Nor, however, is he a mere "attendant lord," supernumerary and useless. And he's not Polonius, the pompous, wittering old man, either. Giles, I think, is the Horatio of the Jossverse--steadfast, rational, unheroic, the only friend who both supports Hamlet and tries to temper his self-destructive determination to take a hero's revenge. Like Horatio, Giles is the voice of (sometimes unheeded) reason, the bearer of stoic and unostentatious virtues, a stable center in the midst of "woe [and] wonder."8
A Note In Closing: Because I wanted focus and brevity, I've inevitably had to leave many aspects of Giles' character out of this essay. Further discussion on other facets of Giles--his melancholy, his sarcasm, his sexiness, his guitar-god ambitions, his strange taste in interior décor, his tendency to drink too much, his fondness for the smell of books--would be lovely and extremely welcome.
***
1 Bletchley Park was the headquarters of British codebreaking operations during the Second World War.

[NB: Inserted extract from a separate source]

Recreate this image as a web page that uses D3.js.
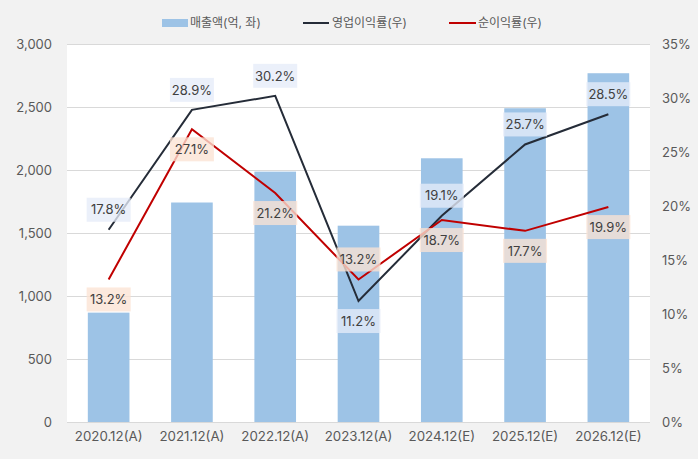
<!DOCTYPE html>
<html><head><meta charset="utf-8">
<script src="https://cdn.jsdelivr.net/npm/d3@7"></script>
<style>body{margin:0;background:#F2F2F2;font-family:Inter,"Noto Sans CJK KR",sans-serif;}</style>
</head><body><svg id="c" width="698" height="459"></svg>
<script>
const categories = ["2020.12(A)","2021.12(A)","2022.12(A)","2023.12(A)","2024.12(E)","2025.12(E)","2026.12(E)"];
const sales = [868, 1742, 1987, 1558, 2093, 2490, 2768];
const opMargin = [17.8, 28.9, 30.2, 11.2, 19.1, 25.7, 28.5];
const netMargin = [13.2, 27.1, 21.2, 13.2, 18.7, 17.7, 19.9];
const opLabelPos = ["above","above","above","below","above","above","above"];
const netLabelPos = ["below","below","below","above","below","below","below"];
const leftTicks = [0,500,1000,1500,2000,2500,3000];
const rightTicks = [0,5,10,15,20,25,30,35];
const legendLabels = ["매출액(억, 좌)","영업이익률(우)","순이익률(우)"];

const svg = d3.select("#c");
const L = 67, R = 650, T = 44, B = 422;
const font = 'Inter,"Noto Sans CJK KR",sans-serif';
svg.append("rect").attr("x",0).attr("y",0).attr("width",698).attr("height",459).attr("fill","#F2F2F2");
svg.append("rect").attr("x",L).attr("y",T).attr("width",R-L).attr("height",B-T).attr("fill","#FFFFFF");

const x = d3.scaleBand().domain(categories).range([L,R]).paddingInner(0.5).paddingOuter(0.25);
const yL = d3.scaleLinear().domain([0,3000]).range([B,T]);
const yR = d3.scaleLinear().domain([0,35]).range([B,T]);

svg.append("g").selectAll("line").data(leftTicks).join("line")
  .attr("x1",L).attr("x2",R).attr("y1",d=>yL(d)).attr("y2",d=>yL(d))
  .attr("stroke","#D9D9D9").attr("stroke-width",1).attr("shape-rendering","crispEdges");

const gl = svg.append("g").attr("transform",`translate(${L},0)`)
  .call(d3.axisLeft(yL).tickValues(leftTicks).tickSize(0).tickPadding(15).tickFormat(d3.format(",")));
gl.select(".domain").remove();
gl.selectAll("text").attr("fill","#595959").attr("font-size",13).attr("font-family",font);

const gr = svg.append("g").attr("transform",`translate(${R},0)`)
  .call(d3.axisRight(yR).tickValues(rightTicks).tickSize(0).tickPadding(12).tickFormat(d=>d+"%"));
gr.select(".domain").remove();
gr.selectAll("text").attr("fill","#595959").attr("font-size",13).attr("font-family",font);

const gx = svg.append("g").attr("transform",`translate(0,${B})`)
  .call(d3.axisBottom(x).tickSize(0).tickPadding(10));
gx.select(".domain").remove();
gx.selectAll("text").attr("fill","#595959").attr("font-size",13.3).attr("font-family",font);

svg.append("g").selectAll("rect").data(sales).join("rect")
  .attr("x",(d,i)=>x(categories[i])).attr("width",x.bandwidth())
  .attr("y",d=>yL(d)).attr("height",d=>B-yL(d)).attr("fill","#9DC3E6");

const cx = i => x(categories[i]) + x.bandwidth()/2;
svg.append("path").datum(opMargin).attr("d",d3.line().x((d,i)=>cx(i)).y(d=>yR(d)))
  .attr("fill","none").attr("stroke","#252C38").attr("stroke-width",2);
svg.append("path").datum(netMargin).attr("d",d3.line().x((d,i)=>cx(i)).y(d=>yR(d)))
  .attr("fill","none").attr("stroke","#C00000").attr("stroke-width",2);

function labels(data, pos, fill){
  const g = svg.append("g");
  data.forEach((v,i)=>{
    const cy = yR(v) + (pos[i]==="above" ? -20 : 20);
    const w = 44, h = 24;
    g.append("rect").attr("x",cx(i)-w/2).attr("y",cy-h/2).attr("width",w).attr("height",h)
      .attr("fill",fill).attr("opacity",0.78);
    g.append("text").attr("x",cx(i)).attr("y",cy).attr("dy","0.36em").attr("text-anchor","middle")
      .attr("font-size",13).attr("font-family",font).attr("fill","#404040").text(v.toFixed(1)+"%");
  });
}
labels(opMargin, opLabelPos, "#E6ECF8");
labels(netMargin, netLabelPos, "#FBE3D4");

const lg = svg.append("g");
lg.append("rect").attr("x",162).attr("y",19).attr("width",26).attr("height",8).attr("fill","#9DC3E6");
lg.append("text").attr("x",190).attr("y",23).attr("dy","0.36em").text(legendLabels[0]);
lg.append("line").attr("x1",303).attr("x2",329).attr("y1",23).attr("y2",23).attr("stroke","#252C38").attr("stroke-width",2);
lg.append("text").attr("x",332).attr("y",23).attr("dy","0.36em").text(legendLabels[1]);
lg.append("line").attr("x1",449).attr("x2",476).attr("y1",23).attr("y2",23).attr("stroke","#C00000").attr("stroke-width",2);
lg.append("text").attr("x",478).attr("y",23).attr("dy","0.36em").text(legendLabels[2]);
lg.selectAll("text").attr("font-size",12).attr("font-family",font).attr("fill","#595959");
</script></body></html>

2 "Sophus," which Willow translates as "mind," seems to be a made-up word. The closest Latin equivalent is "sophos," which means "wise man" and is derived from sophia, wisdom.
3 Giles, we're told, was a curator "at some British Museum. Or maybe the British Museum." ("Welcome to the Hellmouth"). This, however, may just be a cover story to explain his presence in the Sunnydale library; it's uncertain whether Giles' responsibilities as a Watcher would've left time for a separate career.
4 Obviously Wesley eventually develops far beyond this, a process that starts towards the end of his time on BtVS.
5 I wouldn't count either Ethan or Joyce as Giles' friend. Ethan used to be a friend, and perhaps more, but now Giles can barely tolerate him; Joyce might have become a friend, but the events of "Band Candy" seem to have precluded it.
6 The scene at the end of "Damage," in which Andrew and a group of Slayers take Dana, the psychotic Slayer, from Angel's team suggests that Slayers are treated more respectfully by the new Council.
7 As Xander puts it in "Beer Bad."
8 William Shakespeare, Hamlet 5.2.345.